Even with the hindsight of his acting prowess and range, that this performance was his debut is miraculous. He is at once subtle and intensely physical, playing Henry with an understated menace and accomplishing an almost metaphysical impossibility of conveying a void. The scene where Becky tells him that she loves him is among the most terrifying. Rooker’s skin grows taut across his bones and eyes recess into dark sockets as he replies, slow and unblinking, “I guess I love you too,” before another unspeakable act.

The film reaches its apex (or nadir, depending on whether or not you work for the BBFC) in its infamous videotape scene. Henry and Otis, having recently acquired a camcorder and a colour television, record themselves massacring an entire family and later watch back the results. The entire sequence is shown with uncut blunt force realism via their television set. The scene, that the BBFC cut down to a fleeting few seconds, is the film at its most powerful and uncompromising. By framing this intense brutality through a television set, the film confronts us, the audience, with our motives for watching.
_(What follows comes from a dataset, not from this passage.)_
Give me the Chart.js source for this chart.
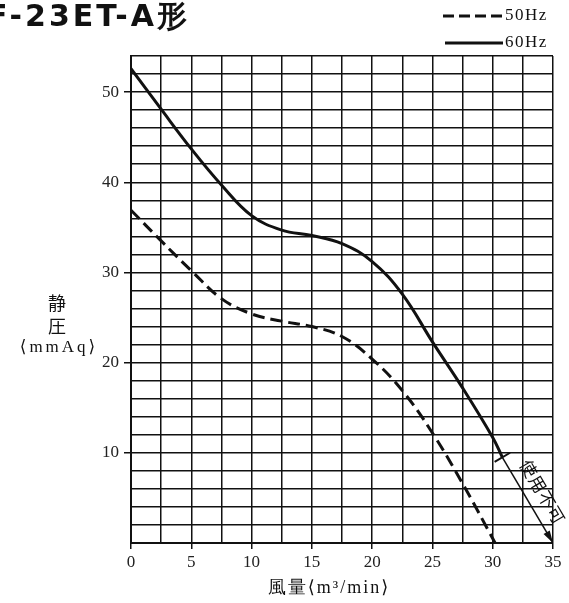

For all of the cannibalism, severed heads and skin suits in The Silence of the Lambs, nothing in it penetrates your skin quite like these screams for mercy and snapping of necks. There is no flair or stylisation to shield you from the bleak reality of a sadistic home invasion. While much horror trivialises murder this scene unflinchingly confronts it. Our role as voyeurs of violence and sexual assault is made explicit and uncomfortable. It establishes Henry as both an exceptional entry to the horror canon and a chilling commentary on it.

Although this film’s use of violence can be contextualised, its infamy is deserved. Henry: Portrait of a Serial Killer doesn’t seek to entertain so much as delve into the depths of human depravity. In portraying this man, unadorned, unemotional, cold and callous, the violence on screen retains a brutal purity that shocks and repulses. What the critics and censors saw in 1986 is the rare power of raw sadism on screen, made all the more terrifying by its mundane familiarity.